╭──

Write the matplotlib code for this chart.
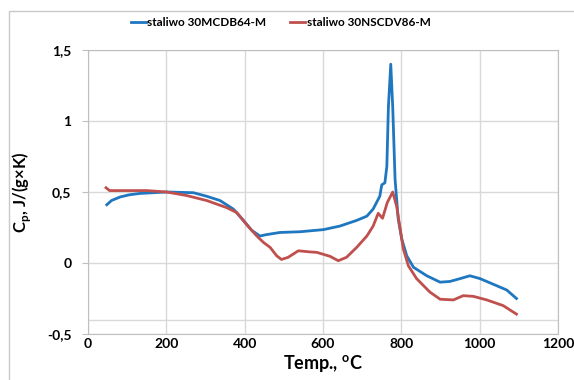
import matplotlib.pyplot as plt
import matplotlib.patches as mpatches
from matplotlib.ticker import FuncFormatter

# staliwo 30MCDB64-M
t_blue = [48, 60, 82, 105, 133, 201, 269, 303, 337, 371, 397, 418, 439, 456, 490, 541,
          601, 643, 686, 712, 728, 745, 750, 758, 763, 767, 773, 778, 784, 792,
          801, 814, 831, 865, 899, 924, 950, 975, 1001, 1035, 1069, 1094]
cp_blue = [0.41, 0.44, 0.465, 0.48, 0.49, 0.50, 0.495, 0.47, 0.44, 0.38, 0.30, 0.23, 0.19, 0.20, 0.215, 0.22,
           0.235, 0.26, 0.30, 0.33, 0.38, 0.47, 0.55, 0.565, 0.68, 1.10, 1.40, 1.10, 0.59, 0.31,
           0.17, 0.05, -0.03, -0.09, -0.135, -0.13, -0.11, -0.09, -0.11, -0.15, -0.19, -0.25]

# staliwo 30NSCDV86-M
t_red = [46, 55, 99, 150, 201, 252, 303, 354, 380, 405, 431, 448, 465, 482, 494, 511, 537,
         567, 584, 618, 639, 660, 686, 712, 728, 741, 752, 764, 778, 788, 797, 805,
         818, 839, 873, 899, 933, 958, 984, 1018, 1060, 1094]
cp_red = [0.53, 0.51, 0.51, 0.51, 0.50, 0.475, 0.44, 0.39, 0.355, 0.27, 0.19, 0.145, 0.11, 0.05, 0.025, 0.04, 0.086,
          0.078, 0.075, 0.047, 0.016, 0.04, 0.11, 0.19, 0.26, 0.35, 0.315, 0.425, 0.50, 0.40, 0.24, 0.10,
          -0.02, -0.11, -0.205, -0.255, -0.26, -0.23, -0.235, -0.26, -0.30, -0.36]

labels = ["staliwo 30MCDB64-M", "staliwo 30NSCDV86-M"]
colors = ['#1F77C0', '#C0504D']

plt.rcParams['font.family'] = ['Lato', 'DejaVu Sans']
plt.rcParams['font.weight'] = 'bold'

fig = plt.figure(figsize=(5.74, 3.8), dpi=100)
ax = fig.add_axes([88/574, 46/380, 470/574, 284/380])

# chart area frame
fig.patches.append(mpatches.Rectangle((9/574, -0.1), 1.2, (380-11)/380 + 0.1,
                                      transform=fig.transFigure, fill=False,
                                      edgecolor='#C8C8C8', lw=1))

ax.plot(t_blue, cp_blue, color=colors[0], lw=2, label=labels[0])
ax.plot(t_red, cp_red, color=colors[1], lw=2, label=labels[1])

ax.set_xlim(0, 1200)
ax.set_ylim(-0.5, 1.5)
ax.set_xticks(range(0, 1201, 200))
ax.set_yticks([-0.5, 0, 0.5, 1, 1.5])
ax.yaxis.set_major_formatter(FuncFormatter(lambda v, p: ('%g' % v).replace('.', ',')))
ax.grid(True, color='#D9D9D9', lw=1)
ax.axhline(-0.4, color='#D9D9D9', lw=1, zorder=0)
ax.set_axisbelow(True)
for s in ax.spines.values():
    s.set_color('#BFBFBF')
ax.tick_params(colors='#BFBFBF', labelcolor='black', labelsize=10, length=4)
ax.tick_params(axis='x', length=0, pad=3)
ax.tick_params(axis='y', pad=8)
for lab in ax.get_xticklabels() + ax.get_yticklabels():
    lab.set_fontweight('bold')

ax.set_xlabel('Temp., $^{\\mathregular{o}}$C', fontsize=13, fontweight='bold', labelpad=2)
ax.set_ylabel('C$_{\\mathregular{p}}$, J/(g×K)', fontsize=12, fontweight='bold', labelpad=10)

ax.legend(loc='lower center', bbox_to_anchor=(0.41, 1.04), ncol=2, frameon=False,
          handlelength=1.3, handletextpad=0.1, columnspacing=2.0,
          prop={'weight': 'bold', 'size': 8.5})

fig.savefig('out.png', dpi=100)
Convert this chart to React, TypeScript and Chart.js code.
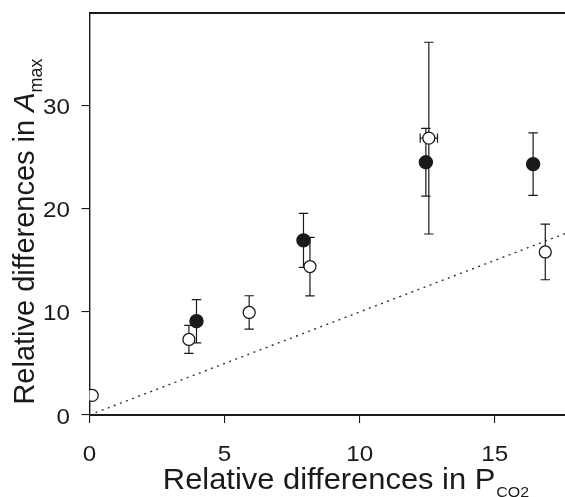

╰──

▸ **What is required**
Omit the pictures, then quote the rest of the material above exactly.

▸ **Finished task**
Write the matplotlib code for this chart.
import matplotlib.pyplot as plt
import matplotlib.patches as mpatches
from matplotlib.ticker import FuncFormatter

# staliwo 30MCDB64-M
t_blue = [48, 60, 82, 105, 133, 201, 269, 303, 337, 371, 397, 418, 439, 456, 490, 541,
          601, 643, 686, 712, 728, 745, 750, 758, 763, 767, 773, 778, 784, 792,
          801, 814, 831, 865, 899, 924, 950, 975, 1001, 1035, 1069, 1094]
cp_blue = [0.41, 0.44, 0.465, 0.48, 0.49, 0.50, 0.495, 0.47, 0.44, 0.38, 0.30, 0.23, 0.19, 0.20, 0.215, 0.22,
           0.235, 0.26, 0.30, 0.33, 0.38, 0.47, 0.55, 0.565, 0.68, 1.10, 1.40, 1.10, 0.59, 0.31,
           0.17, 0.05, -0.03, -0.09, -0.135, -0.13, -0.11, -0.09, -0.11, -0.15, -0.19, -0.25]

# staliwo 30NSCDV86-M
t_red = [46, 55, 99, 150, 201, 252, 303, 354, 380, 405, 431, 448, 465, 482, 494, 511, 537,
         567, 584, 618, 639, 660, 686, 712, 728, 741, 752, 764, 778, 788, 797, 805,
         818, 839, 873, 899, 933, 958, 984, 1018, 1060, 1094]
cp_red = [0.53, 0.51, 0.51, 0.51, 0.50, 0.475, 0.44, 0.39, 0.355, 0.27, 0.19, 0.145, 0.11, 0.05, 0.025, 0.04, 0.086,
          0.078, 0.075, 0.047, 0.016, 0.04, 0.11, 0.19, 0.26, 0.35, 0.315, 0.425, 0.50, 0.40, 0.24, 0.10,
          -0.02, -0.11, -0.205, -0.255, -0.26, -0.23, -0.235, -0.26, -0.30, -0.36]

labels = ["staliwo 30MCDB64-M", "staliwo 30NSCDV86-M"]
colors = ['#1F77C0', '#C0504D']

plt.rcParams['font.family'] = ['Lato', 'DejaVu Sans']
plt.rcParams['font.weight'] = 'bold'

fig = plt.figure(figsize=(5.74, 3.8), dpi=100)
ax = fig.add_axes([88/574, 46/380, 470/574, 284/380])

# chart area frame
fig.patches.append(mpatches.Rectangle((9/574, -0.1), 1.2, (380-11)/380 + 0.1,
                                      transform=fig.transFigure, fill=False,
                                      edgecolor='#C8C8C8', lw=1))

ax.plot(t_blue, cp_blue, color=colors[0], lw=2, label=labels[0])
ax.plot(t_red, cp_red, color=colors[1], lw=2, label=labels[1])

ax.set_xlim(0, 1200)
ax.set_ylim(-0.5, 1.5)
ax.set_xticks(range(0, 1201, 200))
ax.set_yticks([-0.5, 0, 0.5, 1, 1.5])
ax.yaxis.set_major_formatter(FuncFormatter(lambda v, p: ('%g' % v).replace('.', ',')))
ax.grid(True, color='#D9D9D9', lw=1)
ax.axhline(-0.4, color='#D9D9D9', lw=1, zorder=0)
ax.set_axisbelow(True)
for s in ax.spines.values():
    s.set_color('#BFBFBF')
ax.tick_params(colors='#BFBFBF', labelcolor='black', labelsize=10, length=4)
ax.tick_params(axis='x', length=0, pad=3)
ax.tick_params(axis='y', pad=8)
for lab in ax.get_xticklabels() + ax.get_yticklabels():
    lab.set_fontweight('bold')

ax.set_xlabel('Temp., $^{\\mathregular{o}}$C', fontsize=13, fontweight='bold', labelpad=2)
ax.set_ylabel('C$_{\\mathregular{p}}$, J/(g×K)', fontsize=12, fontweight='bold', labelpad=10)

ax.legend(loc='lower center', bbox_to_anchor=(0.41, 1.04), ncol=2, frameon=False,
          handlelength=1.3, handletextpad=0.1, columnspacing=2.0,
          prop={'weight': 'bold', 'size': 8.5})

fig.savefig('out.png', dpi=100)
Convert this chart to React, TypeScript and Chart.js code.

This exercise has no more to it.